I’ve found the policy note behind the new declaration of nationality requirement. Regrettably, this note does not address why nationality confirmation is needed. You might even think that the note implies that nationality declarations in court are nothing new.

All I can say about that is that before November 2017, I’d never heard of any Defendant being asked to declare their nationality for the purpose of court proceedings.

Papers, please?

If the Government can’t tell us why they need the courts to ask for nationality information, how can we help but draw the obvious conclusion that this Government’s descending into a “papers, please” mentality – with the real risk of two-tier justice.

This flies in the face of British constitutional principles such as, “Equality before the Law”

Thinking of giving two fingers to the man by direct action?
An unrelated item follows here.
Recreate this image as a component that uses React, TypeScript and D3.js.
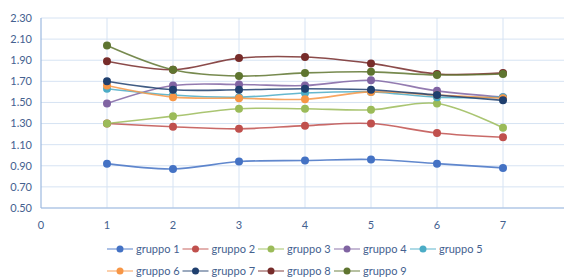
import React from "react";
import * as d3 from "d3";

const xs = [1, 2, 3, 4, 5, 6, 7];
const yTicks = [0.5, 0.7, 0.9, 1.1, 1.3, 1.5, 1.7, 1.9, 2.1, 2.3];
const xTicks = [0, 1, 2, 3, 4, 5, 6, 7, 8];

const names = [
  "gruppo 1", "gruppo 2", "gruppo 3", "gruppo 4", "gruppo 5",
  "gruppo 6", "gruppo 7", "gruppo 8", "gruppo 9"
];
const colors = [
  "#4472C4", "#C0504D", "#9BBB59", "#8064A2", "#4BACC6",
  "#F79646", "#1F3F6E", "#772C2A", "#5F7530"
];

const gruppo1 = [0.92, 0.87, 0.94, 0.95, 0.96, 0.92, 0.88];
const gruppo2 = [1.30, 1.27, 1.25, 1.28, 1.30, 1.21, 1.17];
const gruppo3 = [1.30, 1.37, 1.44, 1.44, 1.43, 1.49, 1.26];
const gruppo4 = [1.49, 1.66, 1.67, 1.66, 1.71, 1.61, 1.55];
const gruppo5 = [1.63, 1.57, 1.55, 1.59, 1.60, 1.55, 1.55];
const gruppo6 = [1.66, 1.55, 1.54, 1.53, 1.60, 1.57, 1.54];
const gruppo7 = [1.70, 1.62, 1.62, 1.63, 1.62, 1.57, 1.52];
const gruppo8 = [1.89, 1.81, 1.92, 1.93, 1.87, 1.77, 1.78];
const gruppo9 = [2.04, 1.81, 1.75, 1.78, 1.79, 1.76, 1.77];

const series = [gruppo1, gruppo2, gruppo3, gruppo4, gruppo5, gruppo6, gruppo7, gruppo8, gruppo9];

const font = "Lato, 'Open Sans', sans-serif";
const textColor = "#44618F";

export default function App() {
  const x = d3.scaleLinear().domain([0, 8]).range([41, 569]);
  const y = d3.scaleLinear().domain([0.5, 2.3]).range([208, 18]);

  const line = d3
    .line<number>()
    .x((d, i) => x(xs[i]))
    .y(d => y(d))
    .curve(d3.curveCatmullRom.alpha(0.5));

  const legendX = [107, 182.5, 258, 334, 410];
  const legendY = [249, 271];

  return (
    <svg
      width={564}
      height={278}
      style={{ position: "absolute", left: 0, top: 0, background: "#fff" }}
    >
      {/* grid */}
      {yTicks.map(t => (
        <line key={"gy" + t} x1={41} x2={564} y1={y(t)} y2={y(t)} stroke="#D6E3F3" strokeWidth={1} />
      ))}
      {xTicks.slice(1).map(t => (
        <line key={"gx" + t} x1={x(t)} x2={x(t)} y1={y(2.3)} y2={y(0.5)} stroke="#D6E3F3" strokeWidth={1} />
      ))}
      {/* axes */}
      <line x1={41} x2={41} y1={y(2.3)} y2={y(0.5)} stroke="#9DB9E0" strokeWidth={1.2} />
      <line x1={41} x2={564} y1={y(0.5)} y2={y(0.5)} stroke="#9DB9E0" strokeWidth={1.2} />

      {yTicks.map(t => (
        <text key={"ly" + t} x={32} y={y(t)} dy="0.35em" textAnchor="end"
          fontFamily={font} fontSize={11} fill={textColor}>
          {t.toFixed(2)}
        </text>
      ))}
      {xTicks.map(t => (
        <text key={"lx" + t} x={x(t)} y={225} dy="0.35em" textAnchor="middle"
          fontFamily={font} fontSize={11} fill={textColor}>
          {t}
        </text>
      ))}

      {/* series */}
      {series.map((s, si) => (
        <g key={names[si]}>
          <path d={line(s) || ""} fill="none" stroke={colors[si]} strokeWidth={1.6} strokeOpacity={0.85} />
          {s.map((v, i) => (
            <circle key={i} cx={x(xs[i])} cy={y(v)} r={4} fill={colors[si]} />
          ))}
        </g>
      ))}

      {/* legend */}
      {names.map((n, i) => {
        const lx = legendX[i % 5];
        const ly = legendY[Math.floor(i / 5)];
        return (
          <g key={"lg" + n}>
            <line x1={lx} x2={lx + 26} y1={ly} y2={ly} stroke={colors[i]} strokeOpacity={0.6} strokeWidth={1.5} />
            <circle cx={lx + 13} cy={ly} r={3.5} fill={colors[i]} />
            <text x={lx + 29} y={ly} dy="0.35em" fontFamily={font} fontSize={11} fill={textColor}>
              {n}
            </text>
          </g>
        );
      })}
    </svg>
  );
}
Guess again. As per the Policing and Crime Act 2017:

A person guilty of [the offence] is liable on summary conviction to either or both of the following—
(a) imprisonment for a term not exceeding 51 weeks (or 6 months if the offence was committed before the commencement of section 281(5) of the Criminal Justice Act 2003), or
(b) a fine.

Parliament, as always, is Supreme and can make or unmake any law as it sees fit.

While we still have the closest thing to an entrenched Bill of Rights we’re ever going to have, the Government’s, “papers, please” approach to Defendants needs to be considered in light of our:

Article 6 right to a fair trial;

Article 8 right to private and family life, home and correspondence; and the

Article 14 prohibition of discrimination.

I see fellow Defence advocate, Greg Foxsmith has also blogged on this topic.

While the most the Criminal defence lawyer community can do is to try to get the UK Supreme Court to issue a “Declaration of Incompatibility” (of the “papers, please” law with the European Convention on Human Rights), a stand does need to be taken.